It doesn't in Tolkien, not quite; Sam at least (we can argue) is not corrupted absolutely, and even Frodo falls only at the last moment.

I wonder if the corrupting influence, the thin end of the wedge, is whether one believes one can use that power for good purposes, to save people one is responsible for protecting. That's virtuous, certainly!

But even though Ring indirectly does corrupt the Shire, it's pretty clear that neither Sam nor Frodo foresees this. There is nothing they directly feel responsible for protecting that the Ring can help them protect. That's their advantage over Gandalf, Galadriel, Aragorn, Boromir, Denethor, even Faramir. Their strength is that they don't have power.

IMO, and I'm sure others have said this. :oops:


Not quite, IMO, though Tolkien may have disagreed.

It is not the mere possession of power that corrupts. It is the temptation to misuse that power, for the purposes of dominating others (and remaking them in your image), that is the corrupting influence. That temptation is, to a devout Catholic, innate. Thus, I believe Tolkien felt that no man or woman is ultimately capable of resisting the long decline into evil on Earth, particularly as humans grow more and more "powerful." Only death offers an escape from that decline (which is why the Savior's deliverance of man from the Earth-bound "hell" was so crucial).

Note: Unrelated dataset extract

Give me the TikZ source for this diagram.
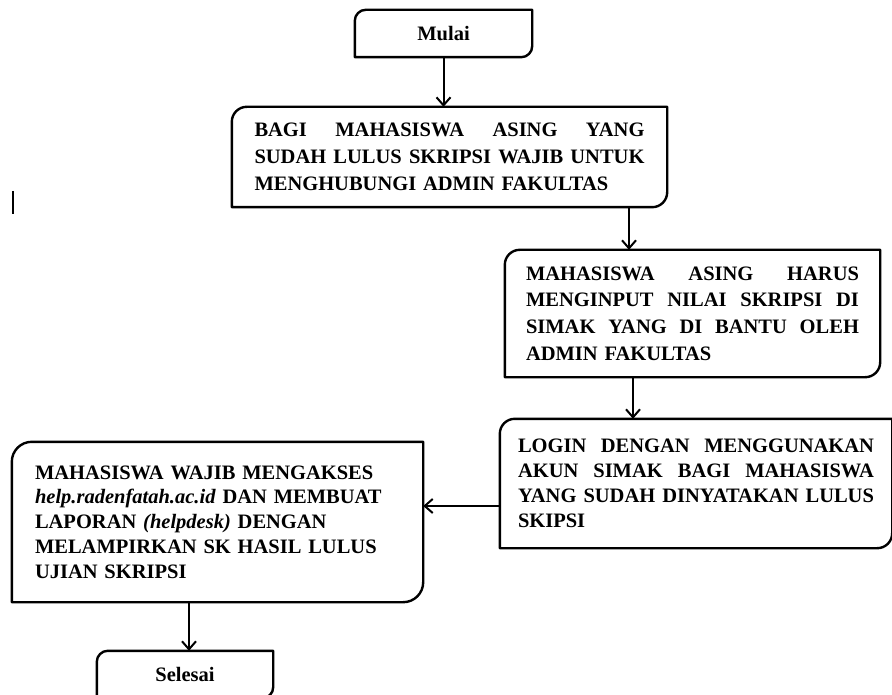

The elves, on the other hand, are bound to the earth, and cannot escape the decline. That is why death is an enviable gift.

This is partly, I imagine, why Tolkien's "Fourth Age" story never quite got off the ground. It was a deeply depressing look at the slow and mundane victory of evil in Middle Earth! Ultimately, even the destruction of the Ring, and the decapitation of Sauron, couldn't stop it. The victory of evil in Middle Earth is embedded in the "Arda" portions of the Ainur's Music!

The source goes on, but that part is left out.